Однако, едва прошло несколько месяцев, – вот «Крейцерова соната» с ее послесловием, новая «доктрина», учение о полной чистоте, отрицание брака. Суровая проповедь «братской» любви», ко всем равно. Проповедь, которой сам Толстой, живой человек не следует, – и начинаются новые терзания, недоумение, мучения совести; покаянья перед главным мертвецом – Чертковым и маленькими мертвенькими «толстовцами», – круг которых в это время уже смыкался теснее.

…Я чувствую себя угнетенным, больным, пишет Толстой. Я не могу победить себя… Я хотел бы отдать остаток моей жизни на служение Богу. Но Бог не хочет меня. Или не хочет направить меня на тот путь, по которому я хочу идти… И я раздражаюсь…

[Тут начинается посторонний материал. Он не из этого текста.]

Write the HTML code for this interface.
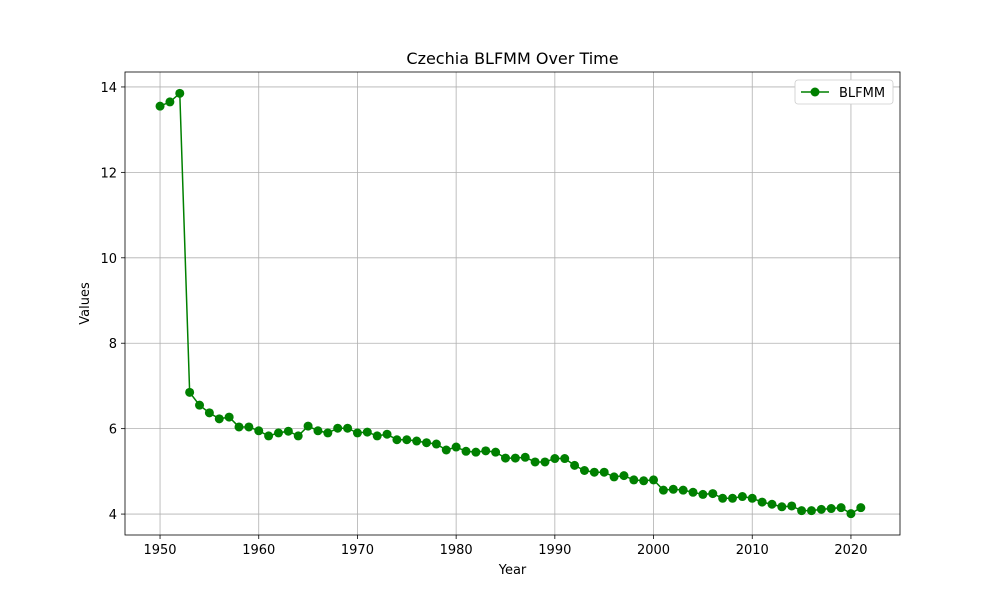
<!DOCTYPE html>
<html><head><meta charset="utf-8"><style>
body{margin:0;background:#fff;font-family:"Liberation Sans","DejaVu Sans",sans-serif}
</style></head><body>
<svg id="chart" width="1000" height="600" xmlns="http://www.w3.org/2000/svg" font-family="DejaVu Sans, Liberation Sans, sans-serif">
<rect width="1000" height="600" fill="#fff"/>
<g id="grid"></g><g id="series"></g><g id="axes"></g>
</svg>
<script>
const years=[];for(let y=1950;y<=2021;y++)years.push(y);
const values=[13.55,13.65,13.85,6.85,6.55,6.37,6.23,6.27,6.04,6.04,5.95,5.83,5.90,5.94,5.83,6.06,5.95,5.90,6.01,6.01,5.90,5.92,5.83,5.87,5.74,5.74,5.71,5.67,5.64,5.50,5.57,5.47,5.45,5.48,5.45,5.31,5.31,5.33,5.22,5.22,5.30,5.30,5.14,5.02,4.98,4.98,4.87,4.90,4.80,4.78,4.80,4.56,4.58,4.56,4.51,4.46,4.48,4.37,4.37,4.41,4.37,4.28,4.23,4.17,4.19,4.08,4.08,4.11,4.13,4.15,4.01,4.15];
const xTicks=[1950,1960,1970,1980,1990,2000,2010,2020];
const yTicks=[4,6,8,10,12,14];
const L=125,R=900,T=72,B=535;
const xMin=1946.45,xMax=2024.97,yMin=3.51,yMax=14.35;
const X=v=>L+(v-xMin)/(xMax-xMin)*(R-L);
const Y=v=>B-(v-yMin)/(yMax-yMin)*(B-T);
const NS="http://www.w3.org/2000/svg";
function mk(p,t,a){const e=document.createElementNS(NS,t);for(const k in a)e.setAttribute(k,a[k]);p.appendChild(e);return e;}
const grid=document.getElementById('grid'),ser=document.getElementById('series'),ax=document.getElementById('axes');
xTicks.forEach(t=>{const x=X(t);
const g=mk(grid,'line',{x1:x,x2:x,y1:T,y2:B,stroke:'#b0b0b0','stroke-width':0.8});

mk(ax,'line',{x1:x,x2:x,y1:B,y2:B+4,stroke:'#000','stroke-width':0.8});
const tx=mk(ax,'text',{x:x,y:B+19,'text-anchor':'middle','font-size':13});tx.textContent=t;
});
yTicks.forEach(t=>{const y=Y(t);
const g=mk(grid,'line',{x1:L,x2:R,y1:y,y2:y,stroke:'#b0b0b0','stroke-width':0.8});

mk(ax,'line',{x1:L-4,x2:L,y1:y,y2:y,stroke:'#000','stroke-width':0.8});
const tx=mk(ax,'text',{x:L-8,y:y+5,'text-anchor':'end','font-size':13});tx.textContent=t;
});
const pts=years.map((y,i)=>X(y)+','+Y(values[i])).join(' ');
const pl=mk(ser,'polyline',{points:pts,fill:'none',stroke:'#008000','stroke-width':1.5});

years.forEach((y,i)=>{const c=mk(ser,'circle',{cx:X(y),cy:Y(values[i]),r:4.5,fill:'#008000'});
});
const fr=mk(ax,'rect',{x:L,y:T,width:R-L,height:B-T,fill:'none',stroke:'#000','stroke-width':0.8});

let t=mk(ax,'text',{x:(L+R)/2,y:64,'text-anchor':'middle','font-size':16});t.textContent='Czechia BLFMM Over Time';

t=mk(ax,'text',{x:(L+R)/2,y:574,'text-anchor':'middle','font-size':13});t.textContent='Year';

t=mk(ax,'text',{x:89,y:(T+B)/2,'text-anchor':'middle','font-size':13,transform:'rotate(-90 89 '+((T+B)/2)+')'});t.textContent='Values';

const lg=mk(ax,'g',{});
mk(lg,'rect',{x:795,y:80,width:98,height:24,rx:3,fill:'#fff',stroke:'#ccc','stroke-width':0.8});
mk(lg,'line',{x1:801,x2:829,y1:92,y2:92,stroke:'#008000','stroke-width':1.5});
mk(lg,'circle',{cx:815,cy:92,r:4.5,fill:'#008000'});
t=mk(lg,'text',{x:839,y:97,'font-size':13});t.textContent='BLFMM';

</script>
</body></html>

Глухо, но всем сердцем, болел он и страданьями Софьи Андреевны. А она страдала не меньше, иногда больше его. Она была той цельной, без особых сложностей женщиной, какой создал ее муж, любовь, долгие годы беспорочного брака. Толстой, в напряженной сложности своей, искал, что-то находил, или думал, что находит. Она же все нашла, ей могли грозить только потери. С мужем и любовью она, действительно, теряла все. Не зная за собой вины (и не имея толстовских «утешений»), она мучалась безвыходно, безразумно, с ощущением самым горьким, – великой несправедливости, над ней совершающейся.

Софья Андреевна – незаурядная женщина. В ней много силы. А вечно прекрасное, – женское и материнское, – так было в ней ярко, что не могли менее яркими быть и другие стороны женского: трепет потери всего, что составляло жизнь, борьба с несправедливостью, собственные несправедливости, несдержанность непонятого страдания.

Все это Толстой понимал. Понимал – и вдруг точно забывал. И опять понимал – и опять забывал. Сила жизни слабела. Можно только удивляться, как еще долго хранилась она под этими путами, которые теперь затягивали на нем, все туже, – другие.